2. As members, all those recreational riders now have a vote with EC, which includes a vote on the EC bylaw changes – you know, the bylaws that recently crashed into the ground like a 21st century Icarus. The federations in BC and AB used email blasts to encourage their members not only to vote, but to vote ‘no’.

3. According to the voting demographics that Mike Gallagher kindly forwarded me when I had heard second hand that it was BC and AB who double handedly brought the bylaw changes down, it becomes overwhelmingly clear that all those reluctant new members of EC from the two westernmost provinces were solely responsible for the defeat.Out of 872 online votes, 47% were from BC and 34% were from AB, for a total of 81% of the total national vote. Just 5% of the votes came from the biggest province, ON.  But wait, there’s more. The break down of votes from BC and AB reveals that the non-sport license holders outnumbered the sport license holders by 50%. That’s one big bite in the butt for EC, don’t you think?

Conclusions:

1. If you want to incite people to vote, present something they hate.
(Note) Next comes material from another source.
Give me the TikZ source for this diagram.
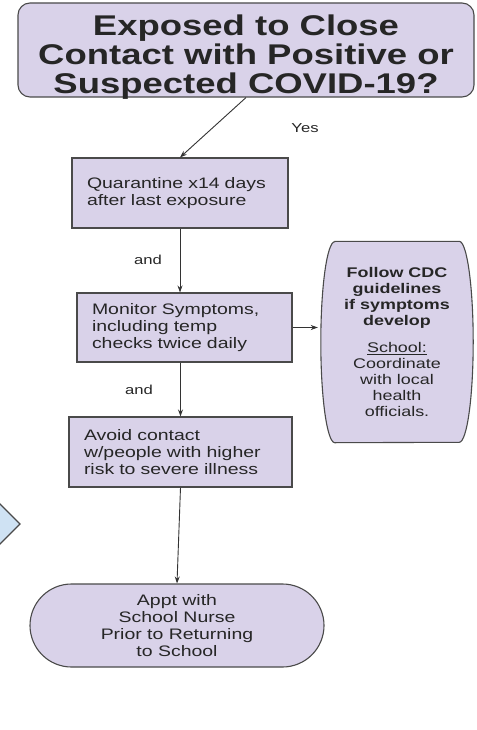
\documentclass[tikz,border=0pt]{standalone}
\usepackage{fontspec}
\setmainfont[FakeStretch=1.28]{Liberation Sans}
\usepackage{tikz}
\usetikzlibrary{shapes.misc,backgrounds,arrows.meta}
\definecolor{lavender}{HTML}{D9D2E9}
\definecolor{paleblue}{HTML}{CFE2F3}
\definecolor{edgegray}{HTML}{4A4A4A}
\tikzset{>={Stealth[length=7pt,width=5pt]}}
\tikzset{
  box/.style={draw=edgegray,fill=lavender,line width=1.1pt,align=left,
    font=\fontsize{15.2}{17}\selectfont,inner xsep=15pt,text=black!85},
  lbl/.style={font=\fontsize{13}{15}\selectfont,text=black!85},
  link/.style={->,line width=0.9pt,draw=black!80}
}

\begin{document}
\begin{tikzpicture}[x=1pt,y=-1pt]
\useasboundingbox (0,0) rectangle (476,730);
\clip (0,0) rectangle (476,730);
% diamond cut off by the left edge
\draw[draw=edgegray,fill=paleblue,line width=1.1pt] (20,524) -- (-60,444) -- (-140,524) -- (-60,604) -- cycle;

\node[box,rounded corners=12pt,align=center,minimum width=456pt,minimum height=94pt,
  inner ysep=0pt,text depth=0pt,font=\fontsize{28.5}{29}\selectfont\bfseries] (exposed) at (246,50)
  {\rule{0pt}{29pt}Exposed to Close\\Contact with Positive or\\Suspected COVID-19?};
\node[box,minimum width=216pt,minimum height=70pt,text width=186pt] (quarantine) at (180,193)
  {Quarantine x14 days\\after last exposure};
\node[box,minimum width=215pt,minimum height=69pt,text width=185pt] (monitor) at (184.5,327.5)
  {Monitor Symptoms,\\including temp\\checks twice daily};
\node[box,minimum width=223pt,minimum height=70pt,text width=193pt] (avoid) at (180.5,452)
  {Avoid contact\\w/people with higher\\risk to severe illness};
\node[align=center,minimum width=152pt,minimum height=201pt,inner sep=0pt,
  font=\fontsize{14}{16}\selectfont,text=black!85] (cdc) at (397,342)
  {\textbf{Follow CDC}\\\textbf{guidelines}\\\textbf{if symptoms}\\\textbf{develop}\\[11pt]
   \underline{School:}\\Coordinate\\with local\\health\\officials.};
\begin{scope}[on background layer]
\draw[draw=edgegray,fill=lavender,line width=1.1pt]
  ([xshift=14pt]cdc.north west) -- ([xshift=-14pt]cdc.north east)
  arc[start angle=-90,end angle=90,x radius=14,y radius=100.5]
  -- ([xshift=14pt]cdc.south west)
  arc[start angle=90,end angle=270,x radius=14,y radius=100.5] -- cycle;
\end{scope}
\node[box,rounded rectangle,align=center,minimum width=324pt,minimum height=83pt] (appt) at (177,625.5)
  {Appt with\\School Nurse\\Prior to Returning\\to School};

\draw[link] (exposed.south) -- (quarantine.north);
\node[lbl] (yes) at (305,128) {Yes};
\draw[link] (quarantine.south) -- (quarantine.south |- monitor.north);
\node[lbl] (and1) at (148,260) {and};
\draw[link] (avoid.north |- monitor.south) -- (avoid.north);
\node[lbl] (and2) at (139,390) {and};
\draw[link] (avoid.south) -- (appt.north);
\draw[link,shorten >=3pt] (monitor.east) -- (cdc.west |- monitor.east);
\end{tikzpicture}
\end{document}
People are much more motivated to vote when it’s against something than when it’s for it – which explains why negative campaigning has become the chosen method of presidential candidates.

2. EC got what it wanted, but also got more than it bargained for. By forcing membership to a demographic that has no reason to ‘join up’ as Monty Roberts puts it, it then left itself wide open for those reluctant members to get their revenge.

On an irony scale of one to ten, I give this little cluster an eleven.